** START OF Information supplied **

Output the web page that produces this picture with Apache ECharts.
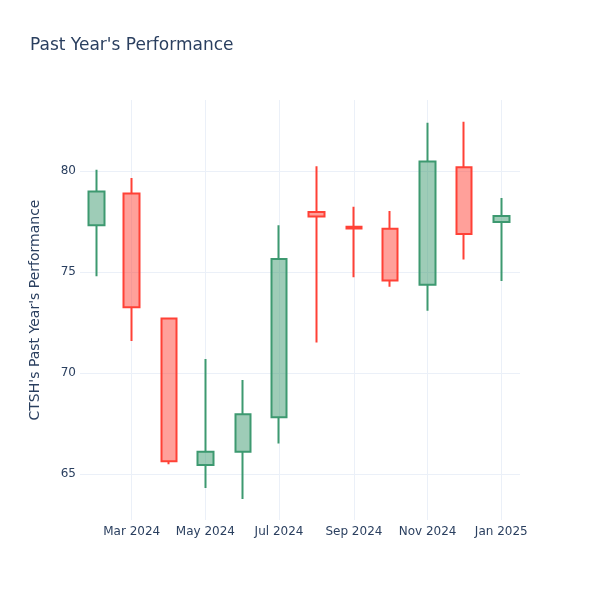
<!DOCTYPE html>
<html>
<head>
<meta charset="utf-8">
<script src="https://cdn.jsdelivr.net/npm/echarts@6/dist/echarts.min.js"></script>
<style>html,body{margin:0;padding:0;background:#fff}#c{width:600px;height:600px}</style>
</head>
<body>
<div id="c"></div>
<script>
const dates = ['2024-02-01','2024-03-01','2024-04-01','2024-05-01','2024-06-01','2024-07-01','2024-08-01','2024-09-01','2024-10-01','2024-11-01','2024-12-01','2025-01-01'];
const openV  = [77.33, 78.90, 72.72, 65.46, 66.12, 67.82, 77.98, 77.25, 77.16, 74.38, 80.20, 77.49];
const closeV = [79.00, 73.27, 65.65, 66.12, 67.97, 75.66, 77.76, 77.17, 74.60, 80.48, 76.90, 77.79];
const lowV   = [74.80, 71.60, 65.50, 64.33, 63.78, 66.53, 71.53, 74.75, 74.28, 73.10, 75.63, 74.57];
const highV  = [80.08, 79.67, 72.76, 70.71, 69.67, 77.33, 80.25, 78.25, 78.04, 82.40, 82.45, 78.68];
const tickDates  = ['2024-03-01','2024-05-01','2024-07-01','2024-09-01','2024-11-01','2025-01-01'];
const tickLabels = ['Mar 2024','May 2024','Jul 2024','Sep 2024','Nov 2024','Jan 2025'];

function ts(s){ const p = s.split('T')[0].split('-').map(Number); let t = Date.UTC(p[0], p[1]-1, p[2]); if (s.indexOf('T')>=0){ const h = s.split('T')[1].split(':').map(Number); t += (h[0]*3600 + (h[1]||0)*60)*1000; } return t; }
const tickTs = tickDates.map(ts);
const data = dates.map((d,i)=>[ts(d), openV[i], closeV[i], lowV[i], highV[i]]);

const font = 'DejaVu Sans';
const txt = '#2a3f5f';
const grid = '#ebf0f8';
const chart = echarts.init(document.getElementById('c'), null, {renderer:'canvas'});
chart.setOption({
  animation: false,
  backgroundColor: '#fff',
  title: {
    text: "Past Year's Performance",
    left: 30, top: 37, padding: 0,
    textStyle: {fontFamily: font, fontSize: 17, fontWeight: 'normal', color: txt}
  },
  grid: {left: 80, right: 80, top: 100, bottom: 80, containLabel: false},
  xAxis: {
    type: 'value',
    min: ts('2024-01-18T05:00'),
    max: ts('2025-01-16T12:00'),
    axisLine: {show: false},
    axisTick: {show: false, customValues: tickTs},
    axisLabel: {
      customValues: tickTs,
      margin: 6,
      fontFamily: font, fontSize: 12, color: txt,
      formatter: function(v){ const i = tickTs.indexOf(v); return i>=0 ? tickLabels[i] : ''; }
    },
    splitLine: {show: true, lineStyle: {color: grid, width: 1}}
  },
  yAxis: {
    type: 'value',
    min: 62.74, max: 83.53,
    splitNumber: 4,
    name: "CTSH's Past Year's Performance",
    nameLocation: 'middle',
    nameGap: 38,
    nameTextStyle: {fontFamily: font, fontSize: 14, color: txt},
    axisLine: {show: false},
    axisTick: {show: false},
    axisLabel: {
      margin: 4, fontFamily: font, fontSize: 12, color: txt,
      showMinLabel: false, showMaxLabel: false,
      formatter: function(v){ return (Math.abs(v/5 - Math.round(v/5)) < 1e-6) ? String(v) : ''; }
    },
    splitLine: {show: true, showMinLine: false, showMaxLine: false, lineStyle: {color: grid, width: 1}}
  },
  series: [{
    type: 'candlestick',
    data: data,
    barWidth: 16,
    itemStyle: {
      color: 'rgba(61,153,112,0.5)',
      color0: 'rgba(255,65,54,0.5)',
      borderColor: '#3D9970',
      borderColor0: '#FF4136',
      borderWidth: 2
    }
  }]
});
</script>
</body>
</html>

** END OF Information supplied **

§ Requirements:
Restate, line by line and word for word, everything from the top of the material through the line that contains "closeV[i], lowV[i], highV[i]]);". Leave pictures out.

§ Exercise solution:
Output the web page that produces this picture with Apache ECharts.
<!DOCTYPE html>
<html>
<head>
<meta charset="utf-8">
<script src="https://cdn.jsdelivr.net/npm/echarts@6/dist/echarts.min.js"></script>
<style>html,body{margin:0;padding:0;background:#fff}#c{width:600px;height:600px}</style>
</head>
<body>
<div id="c"></div>
<script>
const dates = ['2024-02-01','2024-03-01','2024-04-01','2024-05-01','2024-06-01','2024-07-01','2024-08-01','2024-09-01','2024-10-01','2024-11-01','2024-12-01','2025-01-01'];
const openV  = [77.33, 78.90, 72.72, 65.46, 66.12, 67.82, 77.98, 77.25, 77.16, 74.38, 80.20, 77.49];
const closeV = [79.00, 73.27, 65.65, 66.12, 67.97, 75.66, 77.76, 77.17, 74.60, 80.48, 76.90, 77.79];
const lowV   = [74.80, 71.60, 65.50, 64.33, 63.78, 66.53, 71.53, 74.75, 74.28, 73.10, 75.63, 74.57];
const highV  = [80.08, 79.67, 72.76, 70.71, 69.67, 77.33, 80.25, 78.25, 78.04, 82.40, 82.45, 78.68];
const tickDates  = ['2024-03-01','2024-05-01','2024-07-01','2024-09-01','2024-11-01','2025-01-01'];
const tickLabels = ['Mar 2024','May 2024','Jul 2024','Sep 2024','Nov 2024','Jan 2025'];

function ts(s){ const p = s.split('T')[0].split('-').map(Number); let t = Date.UTC(p[0], p[1]-1, p[2]); if (s.indexOf('T')>=0){ const h = s.split('T')[1].split(':').map(Number); t += (h[0]*3600 + (h[1]||0)*60)*1000; } return t; }
const tickTs = tickDates.map(ts);
const data = dates.map((d,i)=>[ts(d), openV[i], closeV[i], lowV[i], highV[i]]);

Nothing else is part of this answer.